Those with minimal disease may be cured with a four-month versus six-month treatment regimen
TUESDAY, Nov. 6, 2018 (HealthDay News) — Stratifying tuberculosis (TB) patients by disease severity may enable shorter treatment regimens, according to a study published online Nov. 5 in Nature Medicine.
Marjorie Z. Imperial, from the University of California at San Francisco, and colleagues conducted a pooled analysis using publicly available data from the Platform for Aggregation of Clinical TB Studies (3,405 participants) for three pivotal TB trials that failed to show the efficacy of four-month treatments over the standard six-month treatment duration.
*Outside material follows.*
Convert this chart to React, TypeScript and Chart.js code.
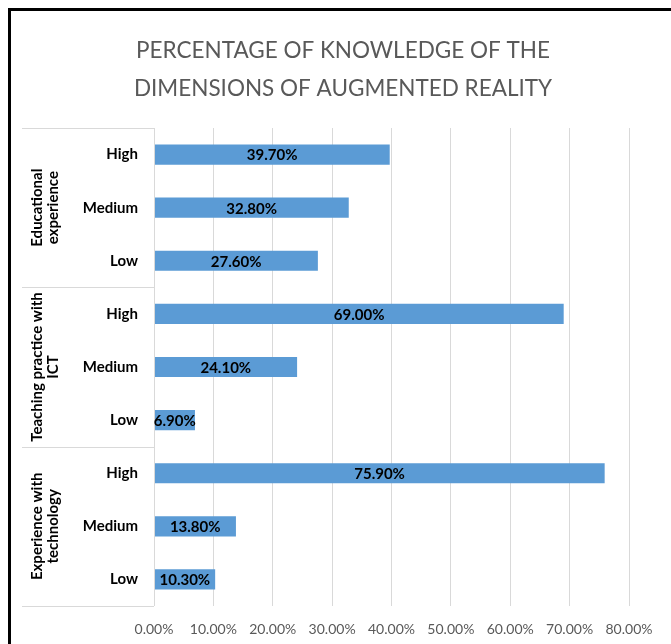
import React, { useEffect, useRef } from "react";
import { Chart, registerables } from "chart.js";

Chart.register(...registerables);

const titleLines = ["PERCENTAGE OF KNOWLEDGE OF THE", "DIMENSIONS OF AUGMENTED REALITY"];
const groups = [
  ["Educational", "experience"],
  ["Teaching practice with", "ICT"],
  ["Experience with", "technology"],
];
const levels = ["High", "Medium", "Low", "High", "Medium", "Low", "High", "Medium", "Low"];
const values = [39.7, 32.8, 27.6, 69.0, 24.1, 6.9, 75.9, 13.8, 10.3];
const xTicksMax = 80;
const xTickStep = 10;

const FONT = "Lato, 'Open Sans', sans-serif";

const groupPlugin = {
  id: "groupAxis",
  afterDraw(chart: any) {
    const { ctx, chartArea } = chart;
    const y = chart.scales.y;
    ctx.save();
    // title
    ctx.fillStyle = "#595959";
    ctx.font = `normal 22.5px ${FONT}`;
    ctx.textAlign = "center";
    ctx.textBaseline = "middle";
    titleLines.forEach((t, i) => {
      ctx.fillText(t, 332, 40 + i * 38);
    });

    ctx.strokeStyle = "#d9d9d9";
    ctx.lineWidth = 1;
    const leftX = 11;
    for (let g = 0; g <= groups.length; g++) {
      const py = Math.round(y.getPixelForValue(g * 3 - 0.5)) + 0.5;
      ctx.beginPath();
      ctx.moveTo(leftX, py);
      ctx.lineTo(chartArea.left, py);
      ctx.stroke();
    }
    ctx.beginPath();
    const ax = Math.round(chartArea.left) + 0.5;
    ctx.moveTo(ax, chartArea.top);
    ctx.lineTo(ax, chartArea.bottom);
    ctx.stroke();
    // group labels
    ctx.fillStyle = "#000000";
    ctx.font = `bold 15px ${FONT}`;
    groups.forEach((lines, g) => {
      const top = y.getPixelForValue(g * 3 - 0.5);
      const bot = y.getPixelForValue(g * 3 + 2.5);
      const cy = (top + bot) / 2;
      ctx.save();
      ctx.translate(34, cy);
      ctx.rotate(-Math.PI / 2);
      const lh = 16;
      lines.forEach((t, i) => {
        ctx.fillText(t, 0, (i - (lines.length - 1) / 2) * lh);
      });
      ctx.restore();
    });
    // data labels
    const meta = chart.getDatasetMeta(0);
    ctx.font = `bold 15px ${FONT}`;
    ctx.fillStyle = "#000000";
    meta.data.forEach((bar: any, i: number) => {
      const cx = (bar.x + bar.base) / 2;
      ctx.fillText(values[i].toFixed(2) + "%", cx, bar.y + 1);
    });
    ctx.restore();
  },
};

export default function App() {
  const ref = useRef<HTMLCanvasElement>(null);
  useEffect(() => {
    if (!ref.current) return;
    const chart = new Chart(ref.current, {
      type: "bar",
      data: {
        labels: levels,
        datasets: [
          {
            data: values,
            backgroundColor: "#5b9bd5",
            categoryPercentage: 1,
            barPercentage: 0.38,
          },
        ],
      },
      options: {
        indexAxis: "y",
        responsive: false,
        animation: false,
        devicePixelRatio: 1,
        layout: { padding: { top: 117, right: 42, bottom: 0, left: 0 } },
        plugins: {
          legend: { display: false },
          tooltip: { enabled: false },
          title: { display: false },
        },
        scales: {
          x: {
            min: 0,
            max: xTicksMax,
            ticks: {
              stepSize: xTickStep,
              color: "#595959",
              font: { family: FONT, size: 14 },
              padding: 15,
              callback: (v: any) => Number(v).toFixed(2) + "%",
            },
            grid: { color: "#d9d9d9", drawTicks: false },
            border: { display: false },
            afterFit: (s: any) => {
              s.height = 38;
            },
          },
          y: {
            ticks: {
              color: "#000000",
              font: { family: FONT, size: 15, weight: "bold" },
              padding: 16,
            },
            grid: { display: false, drawTicks: false },
            border: { display: false },
            afterFit: (s: any) => {
              s.width = 143;
            },
          },
        },
      },
      plugins: [groupPlugin],
    });
    return () => chart.destroy();
  }, []);
  return (
    <div
      style={{
        position: "absolute",
        left: 8,
        top: 8,
        width: 660,
        height: 633,
        borderLeft: "3px solid #000",
        borderTop: "3px solid #000",
        background: "#fff",
      }}
    >
      <canvas ref={ref} width={660} height={633} style={{ display: "block" }} />
    </div>
  );
}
Patients were retrospectively stratified into minimal, moderate, and severe disease categories.
The researchers found that a baseline smear grade of 3+ relative to <2+, HIV seropositivity and adherence of ≤90 percent were significant risk factors for an unfavorable outcome. For patients with minimal disease defined by <2+ sputum smear grade or noncavitary disease, four-month regimens were noninferior. High smear grades and cavitation together defined a hard-to-treat phenotype that may require treatment durations of longer than six months to cure.
“Regimen duration can be selected with greater precision to improve outcomes, providing a stratified medicine approach as an alternative to the ‘one-size-fits-all’ treatment currently used worldwide,” the authors write.